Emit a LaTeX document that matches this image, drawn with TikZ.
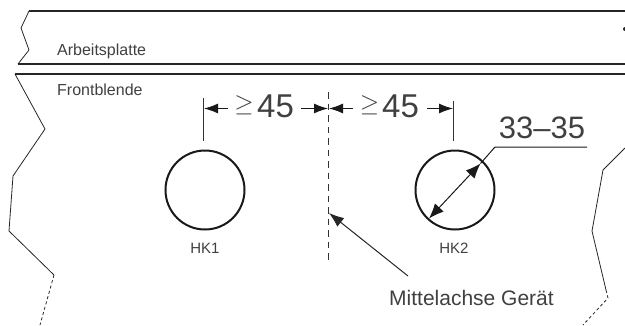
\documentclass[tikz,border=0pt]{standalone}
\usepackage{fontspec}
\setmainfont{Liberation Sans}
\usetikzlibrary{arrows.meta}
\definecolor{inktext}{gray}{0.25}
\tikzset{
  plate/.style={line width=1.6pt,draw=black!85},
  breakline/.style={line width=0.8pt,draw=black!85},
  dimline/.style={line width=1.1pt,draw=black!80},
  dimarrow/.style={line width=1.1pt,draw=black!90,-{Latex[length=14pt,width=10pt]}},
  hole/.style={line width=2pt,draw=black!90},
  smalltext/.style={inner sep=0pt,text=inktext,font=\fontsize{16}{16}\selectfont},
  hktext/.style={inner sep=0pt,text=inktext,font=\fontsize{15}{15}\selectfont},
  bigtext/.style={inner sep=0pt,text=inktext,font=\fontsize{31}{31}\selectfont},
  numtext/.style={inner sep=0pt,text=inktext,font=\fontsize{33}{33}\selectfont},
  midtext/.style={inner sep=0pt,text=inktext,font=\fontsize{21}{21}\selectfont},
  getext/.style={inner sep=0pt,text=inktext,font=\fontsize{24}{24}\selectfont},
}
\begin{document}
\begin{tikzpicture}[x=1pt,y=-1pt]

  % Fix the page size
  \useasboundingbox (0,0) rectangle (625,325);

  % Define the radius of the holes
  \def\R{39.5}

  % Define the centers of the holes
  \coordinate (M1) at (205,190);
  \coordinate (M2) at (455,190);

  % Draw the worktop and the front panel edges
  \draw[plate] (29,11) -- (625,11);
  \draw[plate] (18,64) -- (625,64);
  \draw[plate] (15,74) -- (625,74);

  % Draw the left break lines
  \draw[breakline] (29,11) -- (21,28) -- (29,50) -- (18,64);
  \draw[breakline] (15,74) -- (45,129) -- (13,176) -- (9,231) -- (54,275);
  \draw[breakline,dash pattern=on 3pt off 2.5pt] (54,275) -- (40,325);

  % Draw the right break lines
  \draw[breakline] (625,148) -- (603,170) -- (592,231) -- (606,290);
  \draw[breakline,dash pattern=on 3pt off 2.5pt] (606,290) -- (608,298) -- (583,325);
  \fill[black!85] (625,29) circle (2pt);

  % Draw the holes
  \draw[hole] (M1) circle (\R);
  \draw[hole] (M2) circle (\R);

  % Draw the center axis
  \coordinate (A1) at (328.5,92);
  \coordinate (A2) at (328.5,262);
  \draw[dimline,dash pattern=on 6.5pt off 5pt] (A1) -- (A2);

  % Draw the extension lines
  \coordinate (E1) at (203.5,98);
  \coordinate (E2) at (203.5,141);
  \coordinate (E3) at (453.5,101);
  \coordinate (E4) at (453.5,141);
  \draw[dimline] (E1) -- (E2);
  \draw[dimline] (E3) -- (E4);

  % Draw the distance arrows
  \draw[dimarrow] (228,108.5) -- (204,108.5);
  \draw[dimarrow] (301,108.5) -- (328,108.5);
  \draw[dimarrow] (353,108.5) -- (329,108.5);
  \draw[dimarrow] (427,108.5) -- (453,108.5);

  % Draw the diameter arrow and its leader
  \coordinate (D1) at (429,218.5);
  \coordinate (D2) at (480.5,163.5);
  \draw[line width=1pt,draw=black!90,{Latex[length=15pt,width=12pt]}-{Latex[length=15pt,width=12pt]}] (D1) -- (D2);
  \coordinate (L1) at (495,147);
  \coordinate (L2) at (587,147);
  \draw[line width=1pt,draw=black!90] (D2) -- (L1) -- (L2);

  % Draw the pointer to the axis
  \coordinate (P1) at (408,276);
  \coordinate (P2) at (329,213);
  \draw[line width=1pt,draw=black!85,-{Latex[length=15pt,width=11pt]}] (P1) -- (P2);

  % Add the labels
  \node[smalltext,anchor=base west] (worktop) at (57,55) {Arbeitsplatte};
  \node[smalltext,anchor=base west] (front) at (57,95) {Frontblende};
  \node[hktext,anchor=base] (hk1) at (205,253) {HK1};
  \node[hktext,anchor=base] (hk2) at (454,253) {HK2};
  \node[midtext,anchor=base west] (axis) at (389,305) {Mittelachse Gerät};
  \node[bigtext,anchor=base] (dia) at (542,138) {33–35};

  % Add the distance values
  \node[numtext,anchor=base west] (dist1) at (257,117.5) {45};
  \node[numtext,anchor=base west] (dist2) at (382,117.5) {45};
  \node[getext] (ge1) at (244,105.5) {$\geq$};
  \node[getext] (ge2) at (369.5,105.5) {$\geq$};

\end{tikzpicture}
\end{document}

==========

Your goal —
Copy exactly the lines running from the beginning of the listing through the line that has "(15,74) -- (625,74);". Drop the pictures.

Result —
Emit a LaTeX document that matches this image, drawn with TikZ.
\documentclass[tikz,border=0pt]{standalone}
\usepackage{fontspec}
\setmainfont{Liberation Sans}
\usetikzlibrary{arrows.meta}
\definecolor{inktext}{gray}{0.25}
\tikzset{
  plate/.style={line width=1.6pt,draw=black!85},
  breakline/.style={line width=0.8pt,draw=black!85},
  dimline/.style={line width=1.1pt,draw=black!80},
  dimarrow/.style={line width=1.1pt,draw=black!90,-{Latex[length=14pt,width=10pt]}},
  hole/.style={line width=2pt,draw=black!90},
  smalltext/.style={inner sep=0pt,text=inktext,font=\fontsize{16}{16}\selectfont},
  hktext/.style={inner sep=0pt,text=inktext,font=\fontsize{15}{15}\selectfont},
  bigtext/.style={inner sep=0pt,text=inktext,font=\fontsize{31}{31}\selectfont},
  numtext/.style={inner sep=0pt,text=inktext,font=\fontsize{33}{33}\selectfont},
  midtext/.style={inner sep=0pt,text=inktext,font=\fontsize{21}{21}\selectfont},
  getext/.style={inner sep=0pt,text=inktext,font=\fontsize{24}{24}\selectfont},
}
\begin{document}
\begin{tikzpicture}[x=1pt,y=-1pt]

  % Fix the page size
  \useasboundingbox (0,0) rectangle (625,325);

  % Define the radius of the holes
  \def\R{39.5}

  % Define the centers of the holes
  \coordinate (M1) at (205,190);
  \coordinate (M2) at (455,190);

  % Draw the worktop and the front panel edges
  \draw[plate] (29,11) -- (625,11);
  \draw[plate] (18,64) -- (625,64);
  \draw[plate] (15,74) -- (625,74);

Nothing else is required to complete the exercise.